A growing number of Americans say that recycling is important to them and significantly impacts their food and beverage purchasing decisions, according to new data commissioned by the Glass Packaging Institute (GPI), the association representing the North American manufacturers of glass containers.
In the 2013 study of consumers nationwide, more than 75 percent said recycling is important to them. When asked whether or not using packaging that is made with renewable or recycled resources influences their choice of brands, products or services, consumers overwhelmingly indicated that it did, with more than 65 percent stating that it was either an extremely or very positive influence over their choices.
The study, commissioned by GPI and other organizations, was conducted by EcoFocus Worldwide, a leading authority on green and sustainability consumer trends. The researchers polled more than 4,000 nationally representative adults ages 18 to 65.
“All recycling is important,” said Lynn Bragg, president of GPI, “but glass recycling is unique in terms of the impact it can have on the environment. For example, energy costs drop about 3 percent for every 10 percent of recycled glass used in the manufacturing process. Glass container manufacturing facilities use recycled glass every day in the production of new containers, translating into significant energy usage reductions.”

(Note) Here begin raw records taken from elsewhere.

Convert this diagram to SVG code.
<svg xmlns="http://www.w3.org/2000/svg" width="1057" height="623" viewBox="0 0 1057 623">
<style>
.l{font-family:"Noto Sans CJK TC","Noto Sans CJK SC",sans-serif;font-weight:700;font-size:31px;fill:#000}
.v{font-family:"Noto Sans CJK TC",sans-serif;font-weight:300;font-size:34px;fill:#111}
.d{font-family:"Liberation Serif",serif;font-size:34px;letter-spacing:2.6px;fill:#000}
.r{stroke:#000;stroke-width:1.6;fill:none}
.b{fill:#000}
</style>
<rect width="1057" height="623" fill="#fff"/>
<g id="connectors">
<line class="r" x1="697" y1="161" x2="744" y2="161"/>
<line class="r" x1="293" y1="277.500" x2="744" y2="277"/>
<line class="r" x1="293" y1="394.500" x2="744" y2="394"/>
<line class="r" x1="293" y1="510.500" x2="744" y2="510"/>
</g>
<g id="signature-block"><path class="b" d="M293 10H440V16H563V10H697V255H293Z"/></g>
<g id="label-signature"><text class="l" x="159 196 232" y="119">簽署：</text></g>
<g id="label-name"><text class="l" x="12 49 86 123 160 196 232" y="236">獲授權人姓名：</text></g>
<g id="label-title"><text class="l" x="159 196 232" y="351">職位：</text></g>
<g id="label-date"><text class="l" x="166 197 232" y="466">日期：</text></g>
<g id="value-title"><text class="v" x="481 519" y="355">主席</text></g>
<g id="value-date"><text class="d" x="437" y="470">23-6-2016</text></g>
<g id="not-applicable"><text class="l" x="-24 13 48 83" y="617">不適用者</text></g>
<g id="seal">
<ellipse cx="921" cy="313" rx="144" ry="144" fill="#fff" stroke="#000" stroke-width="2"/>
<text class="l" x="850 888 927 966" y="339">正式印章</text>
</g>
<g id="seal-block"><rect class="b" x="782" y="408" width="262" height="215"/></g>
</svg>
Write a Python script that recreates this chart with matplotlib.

Glass is also unique in that it is truly 100 percent recyclable. Glass containers can be recycled over and over again into new glass bottles without any loss in quality. GPI strongly supports a closed-loop manufacturing and recovery process (i.e. bottle-to-bottle recycling), which demonstrates the greatest benefits for the environment, energy and land-use considerations.
“Recycling glass and other materials must be a part of consumers’ everyday lives,” Bragg said. “In spite of all of the recycling efforts, tons of glass is still disappearing into landfills, which could otherwise be made into new bottles and be back on store shelves in as little as 30 days.
“GPI has many resources for both individuals and businesses to help close the loop on recycling, and we encourage everyone to stand up and have their glass counted — and recounted,” Bragg said.